The DFT results indicate that the HOMO energy levels of PEGDA, ROTAXANE&TFSI^−^, BTFB, TTE, and MA are −7.98, −3.10, −7.04, and −7.72 eV, respectively. These values suggest that in GPE, ROTAXANE&TFSI^−^ is preferentially oxidized to form a stable CEI. The LUMO energy levels are −1.88, 0.22, −1.99, and 1.90 eV, indicating that in GPEs, BTFB is preferentially reduced to form a stable SEI. This suggests that TPU-C not only forms a stable CEI at the positive electrode to inhibit the decomposition of GPEs, but also its components generate a stable SEI at the negative electrode, suppressing lithium dendrite growth. These combined factors contribute to the excellent electrochemical performance of GPEs.

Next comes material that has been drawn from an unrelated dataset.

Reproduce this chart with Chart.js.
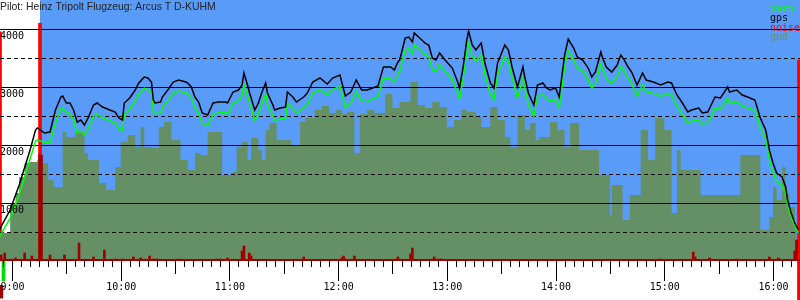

According to the DFT calculations (Figure 4b,c), the binding energy of Li^+^ with TPU-rotaxane (−4.86 eV) is significantly stronger than its binding energy with PEGDA (−1.63 eV). Additionally, the adsorption energy of TFSI^−^ on the -O-B-O- group of TPU-rotaxane (−1.36 eV) is much higher than its adsorption energy on the C-O-C group of PDOL (−0.81 eV). These results further confirm that the migration of TFSI^−^ in the GPE is limited, thereby facilitating Li^+^ transport, significantly improving the lithium-ion transference number, reducing concentration polarization at the lithium anode, suppressing dendrite growth, and enhancing the electrochemical performance of GPE. As presented in Table 1, the gel electrolyte system exhibits excellent comprehensive performance, which further demonstrates the promising application prospects of introducing a supramolecular polymer system into polymer electrolytes [52,53,54,55].
4. Conclusions
In this study, a novel composite separator based on the supramolecular polyrotaxane TPU-rotaxane and cellulose was successfully designed and fabricated, and applied in quasi-solid-state lithium-ion batteries. The developed TPU-C composite electrolyte demonstrated outstanding overall performance: it achieved a room-temperature ionic conductivity of 0.16 mS·cm^−1^, a high lithium-ion transference number of 0.63, and a wide electrochemical stability window up to 4.7 V (vs. Li^+^/Li). These properties enabled compatibility with high-voltage cathode materials such as NCM622. The corresponding cell retained 65.8% of its capacity after 100 cycles at 0.3 C, indicating good chemical and electrochemical stability at the electrolyte/electrode interface and effective suppression of interfacial side reactions under high-voltage conditions. Mechanistic studies revealed that the unique dynamic sliding behavior of the polyrotaxane component facilitates the construction of continuous ion transport pathways, promotes directional migration of lithium ions, and mitigates concentration polarization during cycling, thereby laying the foundation for high-rate performance. The progress achieved by this material system in key performance metrics offers an innovative strategy to overcome the long-standing challenge of simultaneously enhancing ionic conductivity and interfacial stability in polymer electrolytes.